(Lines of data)
....
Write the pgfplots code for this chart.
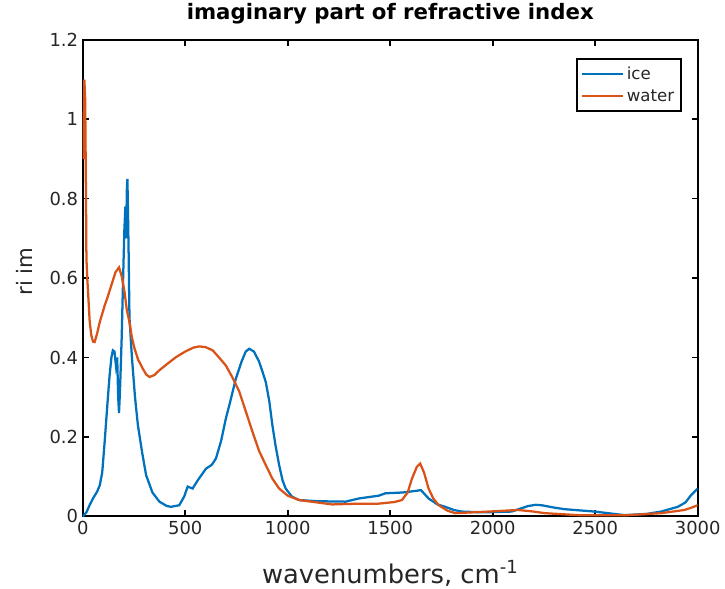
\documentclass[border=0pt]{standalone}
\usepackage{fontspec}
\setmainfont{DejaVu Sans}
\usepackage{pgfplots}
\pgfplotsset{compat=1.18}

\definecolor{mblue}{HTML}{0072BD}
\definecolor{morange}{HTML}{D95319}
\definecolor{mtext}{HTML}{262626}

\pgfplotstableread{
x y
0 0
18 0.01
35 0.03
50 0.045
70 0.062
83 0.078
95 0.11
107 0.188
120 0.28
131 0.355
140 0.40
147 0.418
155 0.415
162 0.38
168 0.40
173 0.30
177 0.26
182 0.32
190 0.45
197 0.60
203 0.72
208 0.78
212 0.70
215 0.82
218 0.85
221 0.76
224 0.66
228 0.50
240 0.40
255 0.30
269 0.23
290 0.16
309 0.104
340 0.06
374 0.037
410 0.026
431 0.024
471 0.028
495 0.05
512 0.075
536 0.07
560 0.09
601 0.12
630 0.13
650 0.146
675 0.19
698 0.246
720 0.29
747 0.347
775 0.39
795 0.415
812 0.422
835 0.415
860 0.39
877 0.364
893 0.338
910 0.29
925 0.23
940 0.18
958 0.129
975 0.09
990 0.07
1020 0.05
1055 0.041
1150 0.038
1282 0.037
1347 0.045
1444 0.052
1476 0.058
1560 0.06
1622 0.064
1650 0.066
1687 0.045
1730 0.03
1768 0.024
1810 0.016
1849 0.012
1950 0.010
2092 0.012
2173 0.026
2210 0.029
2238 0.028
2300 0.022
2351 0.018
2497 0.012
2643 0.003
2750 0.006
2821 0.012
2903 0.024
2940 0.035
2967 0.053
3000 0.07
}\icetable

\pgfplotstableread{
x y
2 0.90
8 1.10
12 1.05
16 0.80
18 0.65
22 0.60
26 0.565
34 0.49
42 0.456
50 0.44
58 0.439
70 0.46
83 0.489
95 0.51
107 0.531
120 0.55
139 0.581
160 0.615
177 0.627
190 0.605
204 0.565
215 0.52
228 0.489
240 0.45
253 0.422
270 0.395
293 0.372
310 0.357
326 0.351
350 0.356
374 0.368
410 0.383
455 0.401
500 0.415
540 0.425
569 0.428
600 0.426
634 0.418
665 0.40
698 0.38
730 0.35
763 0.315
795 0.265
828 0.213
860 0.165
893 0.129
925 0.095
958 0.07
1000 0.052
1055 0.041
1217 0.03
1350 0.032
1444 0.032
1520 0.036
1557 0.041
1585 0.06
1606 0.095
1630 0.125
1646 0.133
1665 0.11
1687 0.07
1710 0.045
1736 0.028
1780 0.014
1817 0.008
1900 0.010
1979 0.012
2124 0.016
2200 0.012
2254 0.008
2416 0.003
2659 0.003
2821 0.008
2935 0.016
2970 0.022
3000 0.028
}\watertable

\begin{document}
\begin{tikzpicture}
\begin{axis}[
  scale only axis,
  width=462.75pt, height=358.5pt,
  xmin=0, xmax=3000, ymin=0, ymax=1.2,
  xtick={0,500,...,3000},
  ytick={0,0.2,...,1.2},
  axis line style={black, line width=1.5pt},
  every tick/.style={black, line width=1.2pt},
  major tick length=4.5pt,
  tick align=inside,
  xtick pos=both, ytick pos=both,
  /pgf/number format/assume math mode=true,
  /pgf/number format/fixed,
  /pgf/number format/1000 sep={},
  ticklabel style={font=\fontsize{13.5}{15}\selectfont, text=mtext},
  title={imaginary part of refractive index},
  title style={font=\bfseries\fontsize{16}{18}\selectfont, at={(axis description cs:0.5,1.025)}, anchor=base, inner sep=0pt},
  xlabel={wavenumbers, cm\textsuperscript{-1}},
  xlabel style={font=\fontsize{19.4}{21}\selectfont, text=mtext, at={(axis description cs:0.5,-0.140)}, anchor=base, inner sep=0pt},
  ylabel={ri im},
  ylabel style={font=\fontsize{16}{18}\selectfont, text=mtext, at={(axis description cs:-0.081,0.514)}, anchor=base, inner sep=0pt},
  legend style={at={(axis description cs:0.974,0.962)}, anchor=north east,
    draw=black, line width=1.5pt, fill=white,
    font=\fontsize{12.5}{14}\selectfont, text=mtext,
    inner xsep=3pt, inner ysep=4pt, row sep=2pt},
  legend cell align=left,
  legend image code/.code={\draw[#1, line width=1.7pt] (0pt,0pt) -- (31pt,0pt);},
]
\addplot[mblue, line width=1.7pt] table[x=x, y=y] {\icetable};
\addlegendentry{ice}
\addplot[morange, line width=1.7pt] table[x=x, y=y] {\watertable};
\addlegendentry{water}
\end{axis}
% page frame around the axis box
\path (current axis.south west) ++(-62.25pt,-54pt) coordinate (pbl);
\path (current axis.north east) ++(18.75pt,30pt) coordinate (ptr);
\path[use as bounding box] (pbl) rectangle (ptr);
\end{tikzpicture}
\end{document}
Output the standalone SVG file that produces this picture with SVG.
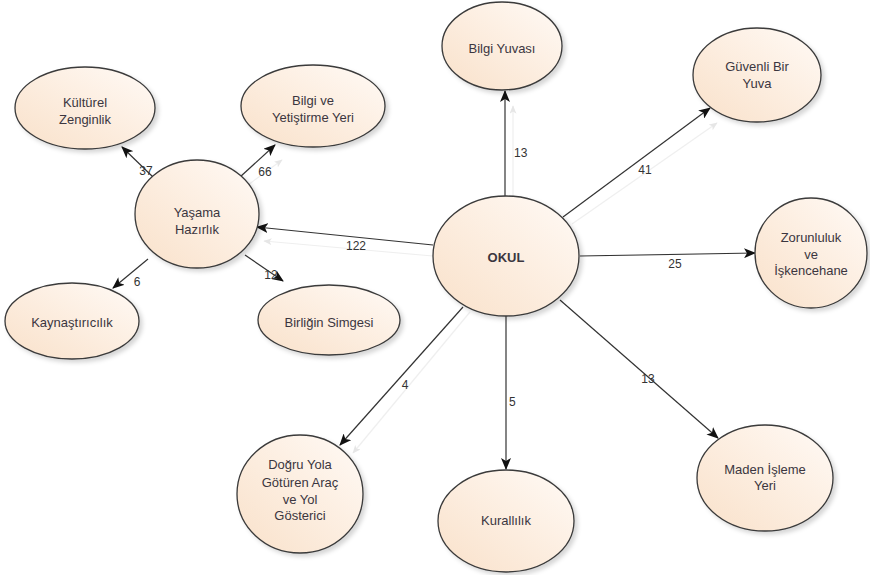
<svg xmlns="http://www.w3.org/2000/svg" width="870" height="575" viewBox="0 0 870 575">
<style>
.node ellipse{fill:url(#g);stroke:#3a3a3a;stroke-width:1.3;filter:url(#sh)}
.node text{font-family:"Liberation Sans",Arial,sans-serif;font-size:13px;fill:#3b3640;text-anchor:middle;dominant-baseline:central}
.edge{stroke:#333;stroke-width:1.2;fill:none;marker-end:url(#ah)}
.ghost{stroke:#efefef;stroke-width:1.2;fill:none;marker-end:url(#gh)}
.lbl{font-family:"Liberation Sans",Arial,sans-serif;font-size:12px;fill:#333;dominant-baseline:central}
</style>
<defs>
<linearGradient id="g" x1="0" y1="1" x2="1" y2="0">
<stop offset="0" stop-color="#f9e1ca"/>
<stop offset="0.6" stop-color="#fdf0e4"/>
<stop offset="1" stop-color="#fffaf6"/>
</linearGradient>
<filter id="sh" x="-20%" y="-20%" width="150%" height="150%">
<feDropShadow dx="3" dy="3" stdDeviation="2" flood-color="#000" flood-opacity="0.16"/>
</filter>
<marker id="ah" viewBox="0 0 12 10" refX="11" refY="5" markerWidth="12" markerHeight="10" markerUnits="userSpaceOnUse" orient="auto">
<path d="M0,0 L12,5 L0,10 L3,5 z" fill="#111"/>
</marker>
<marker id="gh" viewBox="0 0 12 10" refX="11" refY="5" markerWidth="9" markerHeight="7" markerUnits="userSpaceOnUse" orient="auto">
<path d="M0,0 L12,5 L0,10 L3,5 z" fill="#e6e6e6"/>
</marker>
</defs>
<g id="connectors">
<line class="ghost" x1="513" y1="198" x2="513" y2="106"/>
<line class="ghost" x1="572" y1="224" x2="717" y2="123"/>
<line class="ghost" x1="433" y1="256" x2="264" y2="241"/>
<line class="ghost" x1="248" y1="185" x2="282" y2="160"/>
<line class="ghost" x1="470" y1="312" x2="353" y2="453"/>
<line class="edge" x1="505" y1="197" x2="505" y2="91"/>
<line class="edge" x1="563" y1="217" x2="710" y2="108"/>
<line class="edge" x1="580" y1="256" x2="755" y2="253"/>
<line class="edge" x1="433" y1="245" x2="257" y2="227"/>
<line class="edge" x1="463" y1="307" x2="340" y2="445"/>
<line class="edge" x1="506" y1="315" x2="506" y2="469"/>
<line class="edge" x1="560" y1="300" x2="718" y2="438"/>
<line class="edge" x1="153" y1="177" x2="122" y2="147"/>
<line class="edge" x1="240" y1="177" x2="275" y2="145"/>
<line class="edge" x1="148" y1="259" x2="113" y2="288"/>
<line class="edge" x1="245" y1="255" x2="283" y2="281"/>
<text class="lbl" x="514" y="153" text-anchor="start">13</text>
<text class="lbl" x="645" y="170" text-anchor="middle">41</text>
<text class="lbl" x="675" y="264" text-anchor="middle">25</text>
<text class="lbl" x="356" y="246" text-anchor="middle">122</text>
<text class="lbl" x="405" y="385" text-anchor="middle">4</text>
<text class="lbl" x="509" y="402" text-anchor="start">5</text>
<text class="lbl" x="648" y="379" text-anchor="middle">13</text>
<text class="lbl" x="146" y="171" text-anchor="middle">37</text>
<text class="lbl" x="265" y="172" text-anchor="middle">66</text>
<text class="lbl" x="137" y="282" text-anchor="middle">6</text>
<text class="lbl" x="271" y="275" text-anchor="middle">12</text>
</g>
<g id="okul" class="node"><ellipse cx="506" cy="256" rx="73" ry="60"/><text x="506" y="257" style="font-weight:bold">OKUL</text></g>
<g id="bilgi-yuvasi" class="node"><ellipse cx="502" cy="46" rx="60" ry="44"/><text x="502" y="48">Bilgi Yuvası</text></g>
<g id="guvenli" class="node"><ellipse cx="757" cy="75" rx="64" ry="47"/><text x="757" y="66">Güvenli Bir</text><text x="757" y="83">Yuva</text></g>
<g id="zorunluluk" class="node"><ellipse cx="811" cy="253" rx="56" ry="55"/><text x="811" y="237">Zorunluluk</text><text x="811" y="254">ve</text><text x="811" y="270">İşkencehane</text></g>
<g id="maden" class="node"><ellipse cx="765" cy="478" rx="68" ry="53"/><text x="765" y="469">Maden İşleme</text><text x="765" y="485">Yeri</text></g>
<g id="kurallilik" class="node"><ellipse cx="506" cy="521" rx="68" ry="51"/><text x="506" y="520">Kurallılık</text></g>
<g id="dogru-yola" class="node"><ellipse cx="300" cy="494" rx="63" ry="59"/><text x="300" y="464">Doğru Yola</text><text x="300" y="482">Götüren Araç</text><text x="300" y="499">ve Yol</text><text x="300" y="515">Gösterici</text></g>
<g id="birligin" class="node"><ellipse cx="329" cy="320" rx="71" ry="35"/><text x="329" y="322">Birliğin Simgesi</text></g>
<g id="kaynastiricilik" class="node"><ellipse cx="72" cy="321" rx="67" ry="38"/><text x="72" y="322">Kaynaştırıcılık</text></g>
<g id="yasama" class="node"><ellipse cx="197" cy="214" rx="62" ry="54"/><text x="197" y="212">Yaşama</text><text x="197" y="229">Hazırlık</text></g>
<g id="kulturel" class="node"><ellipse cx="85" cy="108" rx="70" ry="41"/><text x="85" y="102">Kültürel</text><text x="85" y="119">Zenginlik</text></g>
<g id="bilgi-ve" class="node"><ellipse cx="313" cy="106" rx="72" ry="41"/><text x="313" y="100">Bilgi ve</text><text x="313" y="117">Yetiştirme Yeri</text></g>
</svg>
....
▶ _TASK INSTRUCTIONS_
Look back over the material above and state how many lines hold the word "standalone". Write the number and nothing else.

▶ _FULL RESPONSE_
2